Causes and conditions
Reading the article “A Sociological Approach to the Problem of Corruption in Cuba,” published in the blog La Joven Cuba, causes me to reflect. As a simple university professor, I earn a salary that’s a lot higher than that of the university’s Dean, although six levels of management structure exist between the Dean and myself. How can the Dean reduce that difference in income with a subordinate who has a lot fewer responsibilities and work load?
As society acquires a higher cultural level, human needs increase proportionally. There’s no other way to meet those needs because, no matter how hard you try, your income will remain the same and you will passively observe how others who perform the same job as you, or an easier job, earn the same as you, or more than you.
The impunity and authoritarianism shown by the bosses and administrators also influence directly the nature of the counterparts, the labor union or the Party nucleus.
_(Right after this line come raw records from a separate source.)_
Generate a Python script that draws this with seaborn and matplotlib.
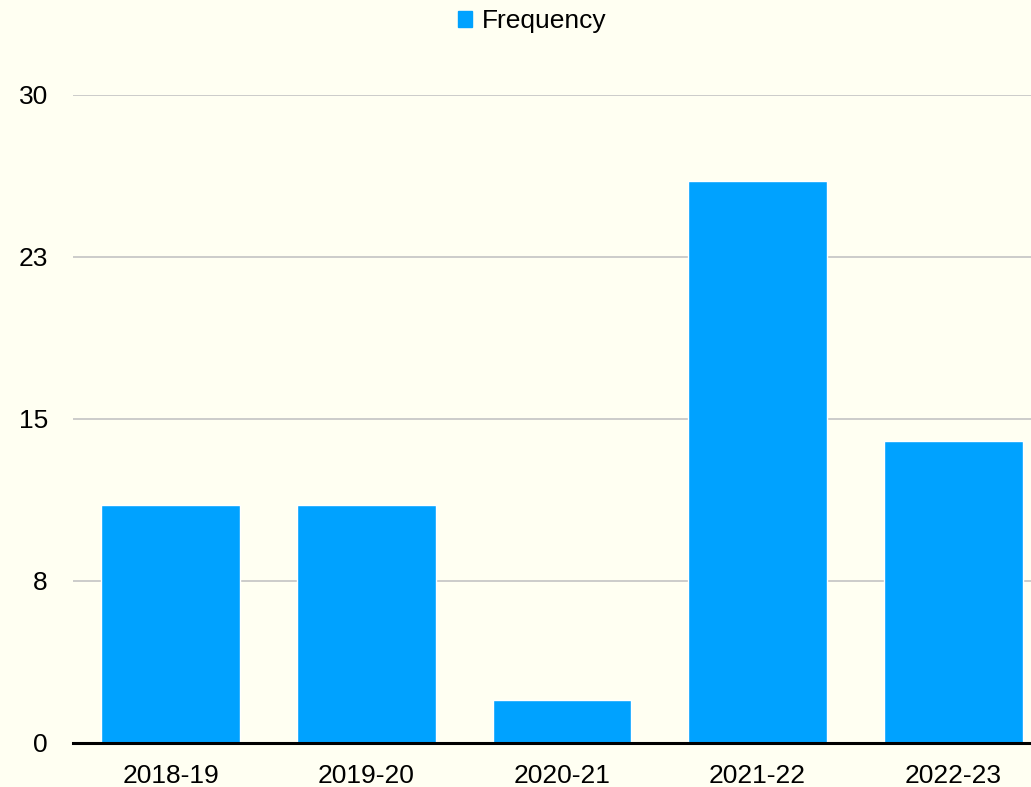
import pandas as pd
import matplotlib
matplotlib.use("Agg")
import matplotlib.pyplot as plt
import seaborn as sns
from matplotlib.patches import Patch

# data
seasons = ["2018-19", "2019-20", "2020-21", "2021-22", "2022-23"]
frequency = [11, 11, 2, 26, 14]
tick_values = [0, 7.5, 15, 22.5, 30]
tick_labels = ["0", "8", "15", "23", "30"]

bg = "#FFFFF2"
bar_color = "#00A2FF"

df = pd.DataFrame({"season": seasons, "Frequency": frequency})

sns.set_style("white")
plt.rcParams["font.family"] = ["Liberation Sans", "DejaVu Sans"]
plt.rcParams["text.color"] = "black"

fig = plt.figure(figsize=(10.31, 7.87), dpi=100, facecolor=bg)
# plot area runs past the right edge, like the original
ax = fig.add_axes([73 / 1031, 44 / 787, 978 / 1031, 648 / 787])
ax.set_facecolor(bg)

sns.barplot(data=df, x="season", y="Frequency", color=bar_color,
            width=0.71, saturation=1, ax=ax, zorder=3)

ax.set_ylim(0, 30)
ax.set_xlim(-0.5, len(seasons) - 0.5)
ax.set_yticks(tick_values)
ax.set_yticklabels(tick_labels)
ax.yaxis.grid(True, color="#C4C4C4", linewidth=1.2, zorder=0)
ax.set_axisbelow(True)

for side in ["top", "right", "left"]:
    ax.spines[side].set_visible(False)
ax.spines["bottom"].set_color("black")
ax.spines["bottom"].set_linewidth(2.2)
ax.spines["bottom"].set_zorder(4)

ax.tick_params(axis="both", length=0, labelsize=19, colors="black")
ax.tick_params(axis="y", pad=18)
ax.tick_params(axis="x", pad=15)
ax.set_xlabel("")
ax.set_ylabel("")

fig.legend(handles=[Patch(color=bar_color, label="Frequency")],
           loc="center", bbox_to_anchor=(532 / 1031, 1 - 21 / 787),
           frameon=False, fontsize=19, handlelength=0.55, handleheight=0.55,
           handletextpad=0.35, labelcolor="black")

fig.savefig("out.png", dpi=100, facecolor=bg)
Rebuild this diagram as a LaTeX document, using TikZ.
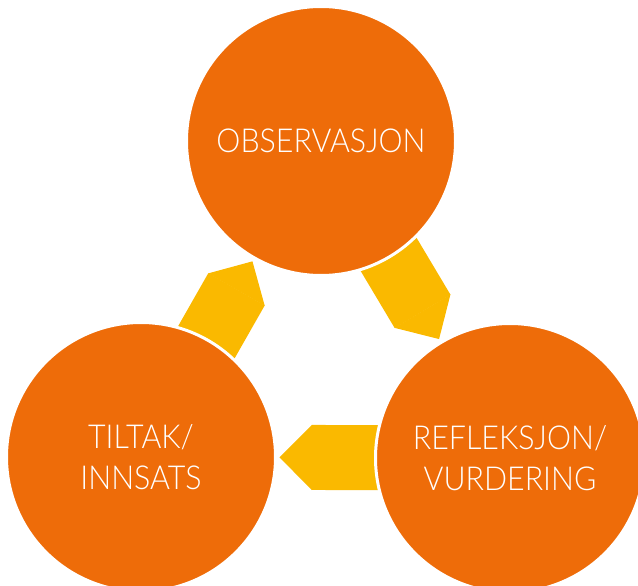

In most cases, their members are trapped in the same web, losing the only weapon they have: their exemplariness and their moral.
Audits cannot detect this phenomenon because it is generated in a very small scale. There are hundreds of accounting methods to wipe out fingerprints. Besides, when two or more people get involved (which happens in most cases) the internal control system ceases to work, becomes vulnerable.
Absurdity is reached when these methods of corruption are used for things other than personal problems, to perform administrative tasks, when the existing regulations and bureaucracy put the brakes on the process of entrepreneurship. Will it continue to be corruption?
This is a generalized phenomenon in our society. Raúl may be as implacable and radical as he wishes, but that’s not enough to put an end to this phenomenon. He might slow it down for a while, but if the causes that generate and motivate it remain intact, and the conditions that foster it don’t change, it will rise again like the phoenix.
Raúl’s words will be mere slogans and this campaign against corruption will end up, as many others, on the list of our failures.
Roberto G. Peralo, 31, is co-founder of the blog La Joven Cuba (The Young Cuba). He is a university teacher in Matanzas province.